Re: Fwd: Plans for GTK+ Bundles for win32 and win64?



On Thu, Sep 8, 2011 at 2:15 PM, Kean Johnston <kean johnston gmail com> wrote:
>> At least bundling everything with my app let's me sleep at night, knowing
>> some unknown installer out there is not going to break my stuff which has
>> taken countless hours to build.
>
> Why do you think this is unique to Windows? If you create a .rpm or .deb
> that depends on version x.y.z of some library, you have absolutely NO
> guarantees that during a system update (or some other package requiring a
> later version of that library) thatt the library isn't updated in some way
> that breaks you. In fact, due to conventions of using different namespaces
> for conflicting versions on Windows, that problem is rather neatly avoided.
>
>> Having a shared "runtime" leads to extremely hard to debug situations as
>> the shared part is in a continues state of "unknown": Who has done what
>> to it? Why? Been there, done that, moved on :)
>
> Just because you've had some difficulties with it doesn't mean its not an
> easily solved problem.
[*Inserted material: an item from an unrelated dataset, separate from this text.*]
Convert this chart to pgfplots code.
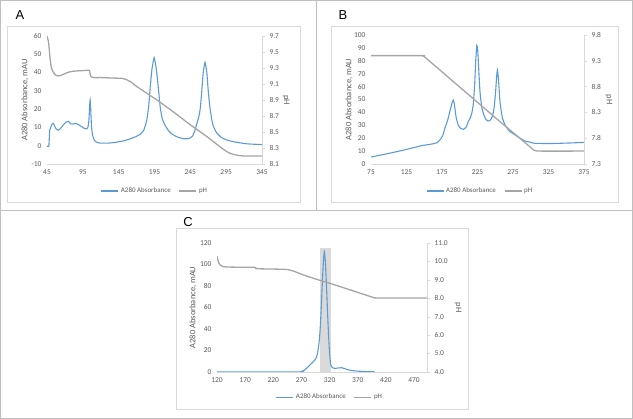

Just because its been badly done in the past doesn't
> mean the concept of having a shared component is invalid, just that the
> implementation of it was. And as for things being in a state of "unknown",
> that's just absolutely untrue. If constructed properly, you can query the
> *exact* version of each library you depend on, using an OS-provided API, and
> store information about each exact version in one very easy to use,
> centrally managed location.
>
>> No need to fiddle with %PATH% when your executable lives right next
>> to libglib-2.0.dll, libgtk-2.0.dll etc. In other words, put your .exe
>> and .dll's in the bin directory. Have a look at how GIMP does things,
>> it's a fine example of how to package things for Windows in a sane way.
>
> I disagree, its a piss-poor and lazy way. it may WORK, but it is far from
> "fine" if things were done properly (which I am trying very hard to do). GTK
> absolutely *CAN* be created as a well-managed, stable, centrally available
> component. The authors of an individual application (like GIMP) may *choose*
> to bundle their own copies if they have some reason (or even just desire) to
> do so but it is NOT a shining example of how things should be done. If you
> believe it is then I fully expect to see you championing the
> install-with-application notion for GTK on Linux, because the problem domain
> is identical.
>
>> These days, I don't think it matters much having a couple of different
>> copies of GTK+ and it's dependencies on disk. As long as things work
>
> Sure, when there are only about 5 apps that use it that may be true. When
> you have a larger agenda, where you are trying to attract not only other
> open source projects but also commercial ones, that falls flat on its face
> I'm afraid.
>
>> hit a button and have a .zip and/or .msi produced automatically. The zip
>> would be the equivalent of the GTK+ bundle but crafted especially for
>> your project and the .msi a full fledged installer, giving your users
>> the choice of how they want to install your project on their machines.
>
> OMG NO! That's abhorent! Ask yourself this question: would you accept that
> behaviour on Linux? Every application that uses GTK bundling its own copy?
> That is .. *every single gnome application* bundling its own copy of GTK? Of
> course you wouldn't. Why are you then suggesting it for Windows?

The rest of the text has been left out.